Companions of Jesus (Benedictine – men)

The COMPANIONS of JESUS of the CONGREGATION of ST. BENEDICT

The Companions of Jesus of the Old Catholic Church in the United Kingdom are Christian men who dedicate themselves to Benedictine spirituality in order to enhance their Christian way of life, their personal spirituality, and the lives of those with whom they live and work.

The role of the Companions of Jesus is to live in the world, to become holy in the world and to do what they can to bring the world to God by being witnesses of Christ by both word and example.

People who are looking for a deeper spirituality, and a better balance between their prayer life and their work life, may find that they are attracted by the richness of ancient Benedictine or Franciscan spirituality. The Companions of Jesus are Christian men (clerics and lay) who are admitted into spiritual union and affiliation with a true Benedictine community, which means that they can share in the spirituality, prayer, sacramental life and good works of that community.

Companions of Jesus concern themselves with striving to be people of God and temples of the Holy Spirit. Their prayer life and work flows from this awareness, as will their willingness to offer themselves for the service of God and neighbour, to the best of their ability.

They do not live in a religious community or Monastery, but do make various promises, and in time vows, to commit themselves to living by the simple Rule of St. Benedict, the daily reading of Sacred Scripture, and to pray The Little Office; (a specially adapted Divine Office for busy, working people) three times a day: Lauds, Vespers and Compline.

There are two categories of membership: Firstly, men in Holy Orders within the Old Catholic Church, as also ordained men of other Catholic jurisdictions who hold and teach the Catholic Faith that comes to us from the Apostles. The second category is for lay-men and women within the Old Catholic Church or other Catholic jurisdictions. These are known as Associates (traditionally known as Oblates, Tertiaries or Third-Order) since they are not in Holy Orders.
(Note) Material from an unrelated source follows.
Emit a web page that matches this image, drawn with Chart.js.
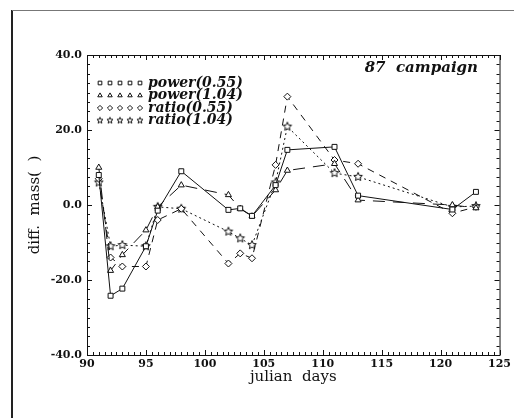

All make the same simple promises or vows, after a period of preparation determined by the Abbot; all exercise their Benedictine spirituality in their places of work and home; the Old Catholic Priory Cathedral Church in Rugeley, Staffordshire becomes their spiritual home, and they will be expected to gather here in Chapter at least once a year; and also, when possible, for professions, at which new Companions receive the habit and become entitled to use the letters CJ after their name.